A Frankensteinian mashup of sci-fi and torture-porn horror tropes, Danish “Breeder” is the kind of movie whose gloss of (eventual) empowerment lies awkwardly atop a story over-enthusiastically focused on women’s degradation and abuse. While there are vague pretensions toward seriousness in Sissel Dalsgaard Thomsen’s screenplay and Jens Dahl’s direction, this thriller ends up discomfitingly most reminiscent of 1970s WIP (women in prison) and Nazisploitation grindhouse fare, as well as gamy mainstream serial-killer potboilers like “Kiss the Girls.” Well-made but more than a bit ick, it’s being released to stateside digital formats by Uncork’d Entertainment on Jan. 11.
Mia (Sara Hjort Ditlevsen) is an equestrian training for the Olympics. She seems more comfortable in the company of her horse than husband Thomas (Anders Heinrichsen), though the complexities of their relationship (including apparent separate sexual peccadilloes) never get more than hinted at. In any case, such nuances soon prove irrelevant when circumstances fatefully entangle his home and work life.
He’s employed as financial chief for a shadowy project by one Dr. Isabel Ruben (Signe Egholm Olsen), who’s already signed up numerous superrich men around the globe for promised youth-rejuvenating treatments. But in fact her medical research is nowhere near reaching the promised results. Far worse, it seems to consist primarily of abducting fertile young women for “bio-hacking” experiments in which they’re kept in the prison-like “laboratory” of an abandoned sugar factory, strong-armed around by two leering “assistants” (Morten Holst, Jens Andersen).

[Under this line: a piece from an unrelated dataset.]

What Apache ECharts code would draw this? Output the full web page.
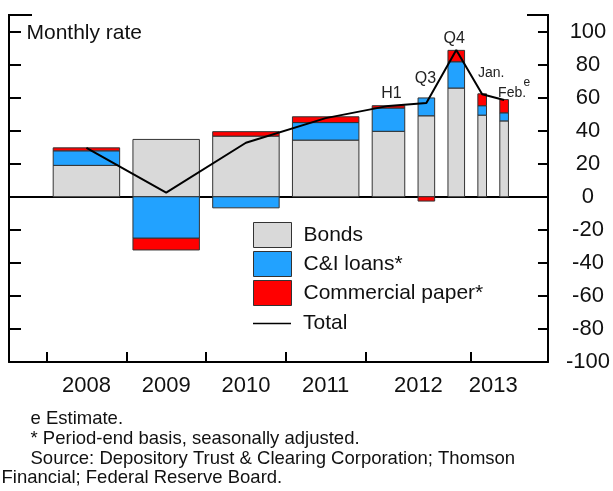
<!DOCTYPE html>
<html><head><meta charset="utf-8">
<script src="https://cdn.jsdelivr.net/npm/echarts@6/dist/echarts.min.js"></script>
<style>html,body{margin:0;padding:0;background:#fff}#c{width:613px;height:491px}</style>
</head><body><div id="c"></div>
<script>
// ---------------- data ----------------
const periods      = ['2008','2009','2010','2011','2012 H1','2012 Q3','2012 Q4','2013 Jan.','2013 Feb.'];
const periodYear   = ['2008','2009','2010','2011','2012','2012','2012','2013','2013'];
const periodMonths = [12, 12, 12, 12, 6, 3, 3, 1, 1];
const periodNote   = ['', '', '', '', 'H1', 'Q3', 'Q4', 'Jan.', 'Feb.'];
const periodNoteSup= ['', '', '', '', '', '', '', '', 'e'];
const bonds     = [19.0, 34.7, 36.7, 34.3, 39.6, 49.0, 65.8, 49.4, 45.9];
const cniLoans  = [ 8.8,-25.1, -6.7, 10.6, 14.1, 10.8, 15.9,  5.7,  4.9];
const commPaper = [ 1.8, -7.1,  2.7,  3.5,  1.4, -2.6,  6.9,  7.2,  8.0];
const total     = [29.6,  2.5, 32.7, 47.6, 55.0, 56.8, 88.8, 62.0, 58.6];
const seriesNames = ['Bonds', 'C&I loans*', 'Commercial paper*', 'Total'];
const yMin = -100, yMax = 100, yStep = 20;
const footnotes = ['e Estimate.', '* Period-end basis, seasonally adjusted.',
  'Source: Depository Trust & Clearing Corporation; Thomson', 'Financial; Federal Reserve Board.'];

// ---------------- layout / style ----------------
const FONT = 'Liberation Sans, Arial, sans-serif';
const BAR_WIDTH = {12: 10, 6: 4.9, 3: 2.5, 1: 1.3};
const BAR_GAP = 2;
const X_MIN = -5.65, X_MAX = 75.45, Y_TOP = 110;
const COLORS = ['#d9d9d9', '#22a2ff', '#ff0000'];
const NOTE_OFFSET = {'H1': [3, -12], 'Q3': [-1, -24], 'Q4': [-2, -11], 'Jan.': [9, -21], 'Feb.': [8, -7]};
const NOTE_SIZE = {'H1': 16, 'Q3': 16, 'Q4': 16, 'Jan.': 14, 'Feb.': 14};

// bar extents along x, from period lengths
let cursor = BAR_GAP / 2;
const xs = periodMonths.map(m => { const s = cursor, e = s + BAR_WIDTH[m]; cursor = e + BAR_GAP; return [s, e]; });
const centers = xs.map(p => (p[0] + p[1]) / 2);

// year groups -> label positions and boundary ticks
const years = [...new Set(periodYear)];
const yearLabelPos = years.map(y => {
  const idx = periodYear.map((v, i) => v === y ? i : -1).filter(i => i >= 0);
  return (xs[idx[0]][0] + xs[idx[idx.length - 1]][1]) / 2;
});
const yearTicks = [xs[0][0] - BAR_GAP / 2];
for (let i = 1; i < periods.length; i++) {
  if (periodYear[i] !== periodYear[i - 1]) yearTicks.push((xs[i - 1][1] + xs[i][0]) / 2);
}

// stacking (positive and negative stacks separately)
const comps = [bonds, cniLoans, commPaper];
const posBase = periods.map(() => 0), negBase = periods.map(() => 0);
const segs = comps.map(arr => arr.map((v, i) => {
  let y0, y1;
  if (v >= 0) { y0 = posBase[i]; y1 = y0 + v; posBase[i] = y1; }
  else { y0 = negBase[i]; y1 = y0 + v; negBase[i] = y1; }
  return [xs[i][0], xs[i][1], y0, y1];
}));

function barRenderer(color) {
  return function (params, api) {
    const p0 = api.coord([api.value(0), api.value(2)]);
    const p1 = api.coord([api.value(1), api.value(3)]);
    const h = Math.abs(p1[1] - p0[1]);
    if (h < 0.01) return null;
    return {
      type: 'rect',
      shape: {x: Math.min(p0[0], p1[0]), y: Math.min(p0[1], p1[1]), width: Math.abs(p1[0] - p0[0]), height: h},
      style: {fill: color, stroke: '#333', lineWidth: 1}
    };
  };
}

const chart = echarts.init(document.getElementById('c'), null, {renderer: 'canvas'});
const option = {
  animation: false,
  backgroundColor: '#fff',
  textStyle: {fontFamily: FONT, color: '#111'},
  grid: {left: 9, right: 62, top: 15, bottom: 129, containLabel: false},
  xAxis: [{
    type: 'value', min: X_MIN, max: X_MAX, position: 'bottom',
    axisLine: {show: true, onZero: false, lineStyle: {color: '#000', width: 2}},
    axisTick: {show: true, inside: true, length: 10, lineStyle: {color: '#000', width: 2}, customValues: yearTicks},
    axisLabel: {show: true, customValues: yearLabelPos, margin: 13, fontSize: 22, color: '#111', fontFamily: FONT,
      formatter: v => { let best = 0; yearLabelPos.forEach((p, i) => { if (Math.abs(p - v) < Math.abs(yearLabelPos[best] - v)) best = i; }); return years[best]; }},
    splitLine: {show: false}
  }, {
    type: 'value', min: X_MIN, max: X_MAX, position: 'bottom',
    axisLine: {show: true, onZero: true, lineStyle: {color: '#000', width: 2}},
    axisTick: {show: false}, axisLabel: {show: false}, splitLine: {show: false}
  }],
  yAxis: [{
    type: 'value', min: yMin, max: Y_TOP, interval: yStep, position: 'left',
    axisLine: {show: true, onZero: false, lineStyle: {color: '#000', width: 2}},
    axisTick: {show: true, inside: true, length: 12, lineStyle: {color: '#000', width: 2}},
    axisLabel: {show: false}, splitLine: {show: false}
  }, {
    type: 'value', min: yMin, max: Y_TOP, interval: yStep, position: 'right',
    axisLine: {show: true, onZero: false, lineStyle: {color: '#000', width: 2}},
    axisTick: {show: true, inside: true, length: 10, lineStyle: {color: '#000', width: 2}},
    axisLabel: {show: true, align: 'center', margin: 40, fontSize: 22, color: '#111', fontFamily: FONT,
      formatter: v => (v > yMax ? '' : String(v))},
    splitLine: {show: false}
  }],
  legend: [{
    left: 253, top: 222, orient: 'vertical', padding: 0, itemGap: 3, itemWidth: 38, itemHeight: 25,
    icon: 'rect', selectedMode: false,
    textStyle: {fontSize: 21, color: '#111', fontFamily: FONT, padding: [0, 0, 0, 7]},
    data: seriesNames.slice(0, 3).map((n, i) => ({name: n, itemStyle: {color: COLORS[i], borderColor: '#333', borderWidth: 1}}))
  }, {
    left: 253, top: 313, orient: 'vertical', padding: 0, itemWidth: 38, itemHeight: 25, selectedMode: false,
    textStyle: {fontSize: 21, color: '#111', fontFamily: FONT, padding: [0, 0, 0, 7]},
    data: [{name: seriesNames[3], icon: 'path://M0,0L38,0L38,1.4L0,1.4Z', itemStyle: {color: '#000', borderWidth: 0}}]
  }],
  series: [
    ...segs.map((d, k) => ({
      name: seriesNames[k], type: 'custom', xAxisIndex: 0, yAxisIndex: 0,
      itemStyle: {color: COLORS[k]},
      encode: {x: [0, 1], y: [2, 3]},
      renderItem: barRenderer(COLORS[k]),
      data: d, z: 2
    })),
    {
      name: seriesNames[3], type: 'line', xAxisIndex: 0, yAxisIndex: 0,
      data: centers.map((c, i) => [c, total[i]]),
      symbol: 'none', lineStyle: {color: '#000', width: 2}, itemStyle: {color: '#000'}, z: 5
    },
    {
      name: 'notes', type: 'custom', xAxisIndex: 0, yAxisIndex: 0, silent: true, z: 6,
      encode: {x: 0, y: 1},
      data: centers.map((c, i) => [c, total[i], i]),
      renderItem: function (params, api) {
        const i = api.value(2);
        const note = periodNote[i];
        if (!note) return null;
        const p = api.coord([api.value(0), api.value(1)]);
        const off = NOTE_OFFSET[note];
        const children = [{
          type: 'text', x: p[0] + off[0], y: p[1] + off[1],
          style: {text: note, fontSize: NOTE_SIZE[note], fontFamily: FONT, fill: '#222', align: 'center', verticalAlign: 'middle'}
        }];
        if (periodNoteSup[i]) {
          children.push({
            type: 'text', x: p[0] + off[0] + 14.6, y: p[1] + off[1] - 10,
            style: {text: periodNoteSup[i], fontSize: 12, fontFamily: FONT, fill: '#222', align: 'center', verticalAlign: 'middle'}
          });
        }
        return {type: 'group', children};
      }
    }
  ],
  graphic: [
    {type: 'text', left: 26.5, top: 23, style: {text: 'Monthly rate', fontSize: 21, fontFamily: FONT, fill: '#111'}},
    ...footnotes.map((t, i) => ({
      type: 'text', x: i === 3 ? 1.5 : 30.5, y: [419, 439, 458.5, 478][i],
      style: {text: t, fontSize: 18.5, fontFamily: FONT, fill: '#111', verticalAlign: 'middle', align: 'left'}
    }))
  ]
};
chart.setOption(option);

// short corner stubs along the top edge of the frame
const tl = chart.convertToPixel({gridIndex: 0}, [X_MIN, Y_TOP]);
const tr = chart.convertToPixel({gridIndex: 0}, [X_MAX, Y_TOP]);
chart.setOption({graphic: option.graphic.concat([
  {type: 'line', shape: {x1: tl[0] - 1, y1: tl[1], x2: tl[0] + 23, y2: tl[1]}, style: {stroke: '#000', lineWidth: 2}},
  {type: 'line', shape: {x1: tr[0] - 21, y1: tr[1], x2: tr[0] + 1, y2: tr[1]}, style: {stroke: '#000', lineWidth: 2}}
])});
</script>
</body></html>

When a Russian au pair (Eeva Putro) in the neighborhood disappears, Mia investigates, soon becoming a hostage herself. Thomas, hitherto unaware of the extent of the doc’s misdeeds, is somewhat stymied from rescuing his wife by virtue of a blackmail hold Ruben has over him.
Veteran TV writer Dahl, directing just his second feature, does work up a decent climactic froth of action, as the victims descend like avenging Furies upon their cruel captors. But that turnabout, as well as a lame epilogue, does little to erase the distasteful prior dwelling on branding, flogging, amateur tooth extraction, savage beatings, invasive gynecology and more. In a rare moment of scripted self-awareness, the evil Dr. Ruben shrugs off a subordinate goon’s complaints with “You’re a sadistic misogynist, and I’m letting you live out your dreams.” Too often, however, “Breeder” seems to offer a rote revel in, rather than critique of, such rapey content.
It doesn’t help that our villainess is a stock Nazi-scented mad scientist who might’ve stepped out of an “Ilsa” movie, or that her motivation appears nothing more than monetary greed. In terms of addressing issues of women’s bodily autonomy, DNA-research ethics, et al., the film offers a few buzzwords — but otherwise scarcely exceeds the political agenda of the kind of B-pic that would have placed Bela Lugosi in a lab coat and some screaming ingénue on the operating table. (Gorilla optional.)
Earnest lead performances and a sensitive English-language ballad under the closing titles do not convincingly elevate “Breeder” above a fairly low level of genre trash. Nor do the professionally solid trappings, though there’s nothing wrong in themselves with Nicolai Lok’s widescreen cinematography, Kristine Koster’s coldly moderne, then grungily unsanitary production design, Jakob Juul Toldam’s editorial pace or other major contributions.